Given task: Repeat every record below exactly, but leave out any pictures.

○ ○ ○ ○ ○ ○ ○

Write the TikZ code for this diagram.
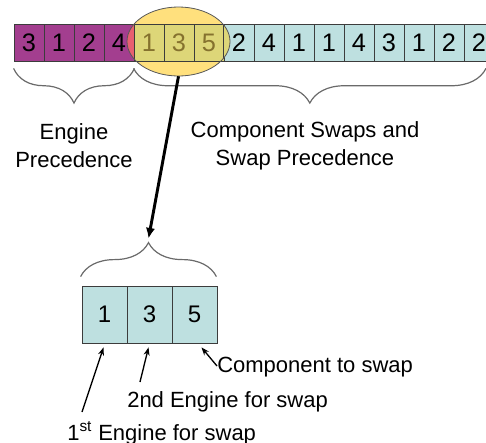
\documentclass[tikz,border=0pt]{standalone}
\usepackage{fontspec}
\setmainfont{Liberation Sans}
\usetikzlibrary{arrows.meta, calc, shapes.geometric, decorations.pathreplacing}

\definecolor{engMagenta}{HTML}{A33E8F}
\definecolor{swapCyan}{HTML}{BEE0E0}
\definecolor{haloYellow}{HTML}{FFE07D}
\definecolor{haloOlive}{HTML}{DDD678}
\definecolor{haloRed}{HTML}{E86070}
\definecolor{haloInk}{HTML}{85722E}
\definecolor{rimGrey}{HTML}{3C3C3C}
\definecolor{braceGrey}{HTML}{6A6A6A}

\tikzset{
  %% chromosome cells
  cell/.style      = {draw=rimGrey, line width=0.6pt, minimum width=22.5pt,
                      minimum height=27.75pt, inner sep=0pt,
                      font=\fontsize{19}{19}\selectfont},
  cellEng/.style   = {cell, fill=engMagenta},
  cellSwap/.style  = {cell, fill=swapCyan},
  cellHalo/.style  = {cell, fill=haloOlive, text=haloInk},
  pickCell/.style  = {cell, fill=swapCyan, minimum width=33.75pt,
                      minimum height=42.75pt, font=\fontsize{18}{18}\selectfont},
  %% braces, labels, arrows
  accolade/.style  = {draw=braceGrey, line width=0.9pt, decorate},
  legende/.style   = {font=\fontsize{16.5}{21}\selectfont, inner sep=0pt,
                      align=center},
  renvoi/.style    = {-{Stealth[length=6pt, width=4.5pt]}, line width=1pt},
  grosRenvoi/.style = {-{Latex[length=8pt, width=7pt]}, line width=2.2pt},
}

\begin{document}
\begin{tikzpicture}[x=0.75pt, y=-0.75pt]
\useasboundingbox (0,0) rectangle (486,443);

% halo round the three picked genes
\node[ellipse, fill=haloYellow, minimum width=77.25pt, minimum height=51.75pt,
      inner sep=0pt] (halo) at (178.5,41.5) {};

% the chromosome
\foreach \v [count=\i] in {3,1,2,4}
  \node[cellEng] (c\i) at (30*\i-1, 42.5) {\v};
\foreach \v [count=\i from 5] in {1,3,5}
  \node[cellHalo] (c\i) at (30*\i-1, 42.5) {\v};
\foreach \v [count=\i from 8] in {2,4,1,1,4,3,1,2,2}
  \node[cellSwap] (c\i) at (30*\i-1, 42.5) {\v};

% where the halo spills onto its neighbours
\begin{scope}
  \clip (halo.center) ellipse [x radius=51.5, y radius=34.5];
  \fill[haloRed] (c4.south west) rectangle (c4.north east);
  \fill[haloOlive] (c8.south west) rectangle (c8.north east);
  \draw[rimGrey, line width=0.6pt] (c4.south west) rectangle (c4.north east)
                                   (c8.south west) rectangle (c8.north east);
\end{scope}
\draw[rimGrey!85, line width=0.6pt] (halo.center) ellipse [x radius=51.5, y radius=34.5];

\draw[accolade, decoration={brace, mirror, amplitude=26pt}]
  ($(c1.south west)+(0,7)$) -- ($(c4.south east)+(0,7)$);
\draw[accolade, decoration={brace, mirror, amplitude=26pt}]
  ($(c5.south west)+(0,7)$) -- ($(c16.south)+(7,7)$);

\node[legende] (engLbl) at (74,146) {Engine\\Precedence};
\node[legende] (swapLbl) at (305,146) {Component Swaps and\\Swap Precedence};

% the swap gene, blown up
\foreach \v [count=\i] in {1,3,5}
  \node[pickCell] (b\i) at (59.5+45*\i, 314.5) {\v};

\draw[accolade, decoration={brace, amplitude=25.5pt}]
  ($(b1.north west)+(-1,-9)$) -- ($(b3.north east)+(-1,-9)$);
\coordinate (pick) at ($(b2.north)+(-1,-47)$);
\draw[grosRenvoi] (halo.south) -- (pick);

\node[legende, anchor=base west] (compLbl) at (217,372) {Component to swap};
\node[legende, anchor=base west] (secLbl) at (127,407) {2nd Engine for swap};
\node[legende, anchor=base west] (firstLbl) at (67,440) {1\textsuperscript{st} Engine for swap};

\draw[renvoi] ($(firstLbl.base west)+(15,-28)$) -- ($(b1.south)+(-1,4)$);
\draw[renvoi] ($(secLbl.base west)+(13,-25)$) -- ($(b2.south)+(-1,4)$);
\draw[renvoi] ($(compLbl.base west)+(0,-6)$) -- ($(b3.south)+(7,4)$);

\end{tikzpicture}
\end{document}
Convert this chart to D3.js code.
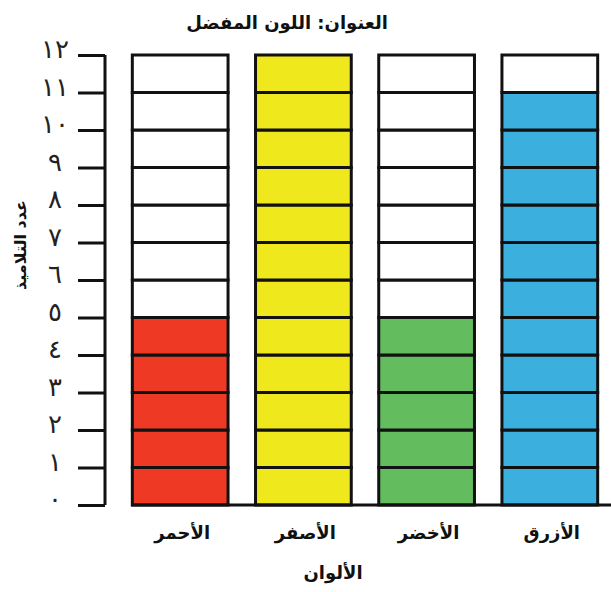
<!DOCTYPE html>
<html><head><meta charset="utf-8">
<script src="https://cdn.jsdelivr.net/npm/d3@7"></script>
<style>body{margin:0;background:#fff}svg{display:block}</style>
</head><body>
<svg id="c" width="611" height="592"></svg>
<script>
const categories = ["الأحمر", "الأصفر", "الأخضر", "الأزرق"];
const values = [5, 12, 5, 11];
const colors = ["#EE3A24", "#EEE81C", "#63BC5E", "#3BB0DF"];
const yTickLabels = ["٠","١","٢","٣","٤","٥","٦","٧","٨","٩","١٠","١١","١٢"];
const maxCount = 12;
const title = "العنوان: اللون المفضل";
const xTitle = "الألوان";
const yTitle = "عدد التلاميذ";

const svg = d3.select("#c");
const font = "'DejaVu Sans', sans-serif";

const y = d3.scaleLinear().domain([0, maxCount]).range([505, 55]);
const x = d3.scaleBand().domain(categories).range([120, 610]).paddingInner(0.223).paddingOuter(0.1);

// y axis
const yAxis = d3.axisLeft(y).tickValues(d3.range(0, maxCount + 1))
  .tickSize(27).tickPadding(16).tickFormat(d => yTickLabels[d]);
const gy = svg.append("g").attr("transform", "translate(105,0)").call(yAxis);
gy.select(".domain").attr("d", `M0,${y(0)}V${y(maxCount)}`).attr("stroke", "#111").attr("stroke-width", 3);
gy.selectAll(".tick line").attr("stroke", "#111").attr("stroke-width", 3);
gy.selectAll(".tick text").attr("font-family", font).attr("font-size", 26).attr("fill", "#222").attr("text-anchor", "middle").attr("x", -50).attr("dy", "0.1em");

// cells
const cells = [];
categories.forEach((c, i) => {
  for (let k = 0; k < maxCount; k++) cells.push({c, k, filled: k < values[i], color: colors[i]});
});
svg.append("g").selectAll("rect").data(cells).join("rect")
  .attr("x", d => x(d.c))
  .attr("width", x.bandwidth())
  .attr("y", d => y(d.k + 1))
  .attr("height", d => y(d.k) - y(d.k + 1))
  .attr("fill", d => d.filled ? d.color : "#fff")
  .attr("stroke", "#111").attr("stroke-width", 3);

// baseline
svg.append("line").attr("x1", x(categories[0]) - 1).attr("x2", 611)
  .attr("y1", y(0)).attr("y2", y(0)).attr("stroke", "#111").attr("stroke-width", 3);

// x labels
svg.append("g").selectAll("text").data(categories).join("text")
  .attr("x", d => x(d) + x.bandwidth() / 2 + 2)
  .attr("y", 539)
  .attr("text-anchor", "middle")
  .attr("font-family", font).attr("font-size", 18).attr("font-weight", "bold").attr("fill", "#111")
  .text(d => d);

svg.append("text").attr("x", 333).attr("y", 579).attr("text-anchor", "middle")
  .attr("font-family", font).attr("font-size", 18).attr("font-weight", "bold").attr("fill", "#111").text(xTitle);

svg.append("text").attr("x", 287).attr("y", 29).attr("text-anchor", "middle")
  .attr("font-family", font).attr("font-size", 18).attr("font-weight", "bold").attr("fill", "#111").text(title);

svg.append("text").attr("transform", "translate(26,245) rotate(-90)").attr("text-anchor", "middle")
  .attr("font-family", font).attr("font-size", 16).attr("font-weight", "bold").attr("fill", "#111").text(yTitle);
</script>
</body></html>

○ ○ ○ ○ ○ ○ ○

Exercise output:
Write the TikZ code for this diagram.
\documentclass[tikz,border=0pt]{standalone}
\usepackage{fontspec}
\setmainfont{Liberation Sans}
\usetikzlibrary{arrows.meta, calc, shapes.geometric, decorations.pathreplacing}

\definecolor{engMagenta}{HTML}{A33E8F}
\definecolor{swapCyan}{HTML}{BEE0E0}
\definecolor{haloYellow}{HTML}{FFE07D}
\definecolor{haloOlive}{HTML}{DDD678}
\definecolor{haloRed}{HTML}{E86070}
\definecolor{haloInk}{HTML}{85722E}
\definecolor{rimGrey}{HTML}{3C3C3C}
\definecolor{braceGrey}{HTML}{6A6A6A}

\tikzset{
  %% chromosome cells
  cell/.style      = {draw=rimGrey, line width=0.6pt, minimum width=22.5pt,
                      minimum height=27.75pt, inner sep=0pt,
                      font=\fontsize{19}{19}\selectfont},
  cellEng/.style   = {cell, fill=engMagenta},
  cellSwap/.style  = {cell, fill=swapCyan},
  cellHalo/.style  = {cell, fill=haloOlive, text=haloInk},
  pickCell/.style  = {cell, fill=swapCyan, minimum width=33.75pt,
                      minimum height=42.75pt, font=\fontsize{18}{18}\selectfont},
  %% braces, labels, arrows
  accolade/.style  = {draw=braceGrey, line width=0.9pt, decorate},
  legende/.style   = {font=\fontsize{16.5}{21}\selectfont, inner sep=0pt,
                      align=center},
  renvoi/.style    = {-{Stealth[length=6pt, width=4.5pt]}, line width=1pt},
  grosRenvoi/.style = {-{Latex[length=8pt, width=7pt]}, line width=2.2pt},
}

\begin{document}
\begin{tikzpicture}[x=0.75pt, y=-0.75pt]
\useasboundingbox (0,0) rectangle (486,443);

% halo round the three picked genes
\node[ellipse, fill=haloYellow, minimum width=77.25pt, minimum height=51.75pt,
      inner sep=0pt] (halo) at (178.5,41.5) {};

% the chromosome
\foreach \v [count=\i] in {3,1,2,4}
  \node[cellEng] (c\i) at (30*\i-1, 42.5) {\v};
\foreach \v [count=\i from 5] in {1,3,5}
  \node[cellHalo] (c\i) at (30*\i-1, 42.5) {\v};
\foreach \v [count=\i from 8] in {2,4,1,1,4,3,1,2,2}
  \node[cellSwap] (c\i) at (30*\i-1, 42.5) {\v};

% where the halo spills onto its neighbours
\begin{scope}
  \clip (halo.center) ellipse [x radius=51.5, y radius=34.5];
  \fill[haloRed] (c4.south west) rectangle (c4.north east);
  \fill[haloOlive] (c8.south west) rectangle (c8.north east);
  \draw[rimGrey, line width=0.6pt] (c4.south west) rectangle (c4.north east)
                                   (c8.south west) rectangle (c8.north east);
\end{scope}
\draw[rimGrey!85, line width=0.6pt] (halo.center) ellipse [x radius=51.5, y radius=34.5];

\draw[accolade, decoration={brace, mirror, amplitude=26pt}]
  ($(c1.south west)+(0,7)$) -- ($(c4.south east)+(0,7)$);
\draw[accolade, decoration={brace, mirror, amplitude=26pt}]
  ($(c5.south west)+(0,7)$) -- ($(c16.south)+(7,7)$);

\node[legende] (engLbl) at (74,146) {Engine\\Precedence};
\node[legende] (swapLbl) at (305,146) {Component Swaps and\\Swap Precedence};

% the swap gene, blown up
\foreach \v [count=\i] in {1,3,5}
  \node[pickCell] (b\i) at (59.5+45*\i, 314.5) {\v};

\draw[accolade, decoration={brace, amplitude=25.5pt}]
  ($(b1.north west)+(-1,-9)$) -- ($(b3.north east)+(-1,-9)$);
\coordinate (pick) at ($(b2.north)+(-1,-47)$);
\draw[grosRenvoi] (halo.south) -- (pick);

\node[legende, anchor=base west] (compLbl) at (217,372) {Component to swap};
\node[legende, anchor=base west] (secLbl) at (127,407) {2nd Engine for swap};
\node[legende, anchor=base west] (firstLbl) at (67,440) {1\textsuperscript{st} Engine for swap};

\draw[renvoi] ($(firstLbl.base west)+(15,-28)$) -- ($(b1.south)+(-1,4)$);
\draw[renvoi] ($(secLbl.base west)+(13,-25)$) -- ($(b2.south)+(-1,4)$);
\draw[renvoi] ($(compLbl.base west)+(0,-6)$) -- ($(b3.south)+(7,4)$);

\end{tikzpicture}
\end{document}
Convert this chart to D3.js code.
<!DOCTYPE html>
<html><head><meta charset="utf-8">
<script src="https://cdn.jsdelivr.net/npm/d3@7"></script>
<style>body{margin:0;background:#fff}svg{display:block}</style>
</head><body>
<svg id="c" width="611" height="592"></svg>
<script>
const categories = ["الأحمر", "الأصفر", "الأخضر", "الأزرق"];
const values = [5, 12, 5, 11];
const colors = ["#EE3A24", "#EEE81C", "#63BC5E", "#3BB0DF"];
const yTickLabels = ["٠","١","٢","٣","٤","٥","٦","٧","٨","٩","١٠","١١","١٢"];
const maxCount = 12;
const title = "العنوان: اللون المفضل";
const xTitle = "الألوان";
const yTitle = "عدد التلاميذ";

const svg = d3.select("#c");
const font = "'DejaVu Sans', sans-serif";

const y = d3.scaleLinear().domain([0, maxCount]).range([505, 55]);
const x = d3.scaleBand().domain(categories).range([120, 610]).paddingInner(0.223).paddingOuter(0.1);

// y axis
const yAxis = d3.axisLeft(y).tickValues(d3.range(0, maxCount + 1))
  .tickSize(27).tickPadding(16).tickFormat(d => yTickLabels[d]);
const gy = svg.append("g").attr("transform", "translate(105,0)").call(yAxis);
gy.select(".domain").attr("d", `M0,${y(0)}V${y(maxCount)}`).attr("stroke", "#111").attr("stroke-width", 3);
gy.selectAll(".tick line").attr("stroke", "#111").attr("stroke-width", 3);
gy.selectAll(".tick text").attr("font-family", font).attr("font-size", 26).attr("fill", "#222").attr("text-anchor", "middle").attr("x", -50).attr("dy", "0.1em");

// cells
const cells = [];
categories.forEach((c, i) => {
  for (let k = 0; k < maxCount; k++) cells.push({c, k, filled: k < values[i], color: colors[i]});
});
svg.append("g").selectAll("rect").data(cells).join("rect")
  .attr("x", d => x(d.c))
  .attr("width", x.bandwidth())
  .attr("y", d => y(d.k + 1))
  .attr("height", d => y(d.k) - y(d.k + 1))
  .attr("fill", d => d.filled ? d.color : "#fff")
  .attr("stroke", "#111").attr("stroke-width", 3);

// baseline
svg.append("line").attr("x1", x(categories[0]) - 1).attr("x2", 611)
  .attr("y1", y(0)).attr("y2", y(0)).attr("stroke", "#111").attr("stroke-width", 3);

// x labels
svg.append("g").selectAll("text").data(categories).join("text")
  .attr("x", d => x(d) + x.bandwidth() / 2 + 2)
  .attr("y", 539)
  .attr("text-anchor", "middle")
  .attr("font-family", font).attr("font-size", 18).attr("font-weight", "bold").attr("fill", "#111")
  .text(d => d);

svg.append("text").attr("x", 333).attr("y", 579).attr("text-anchor", "middle")
  .attr("font-family", font).attr("font-size", 18).attr("font-weight", "bold").attr("fill", "#111").text(xTitle);

svg.append("text").attr("x", 287).attr("y", 29).attr("text-anchor", "middle")
  .attr("font-family", font).attr("font-size", 18).attr("font-weight", "bold").attr("fill", "#111").text(title);

svg.append("text").attr("transform", "translate(26,245) rotate(-90)").attr("text-anchor", "middle")
  .attr("font-family", font).attr("font-size", 16).attr("font-weight", "bold").attr("fill", "#111").text(yTitle);
</script>
</body></html>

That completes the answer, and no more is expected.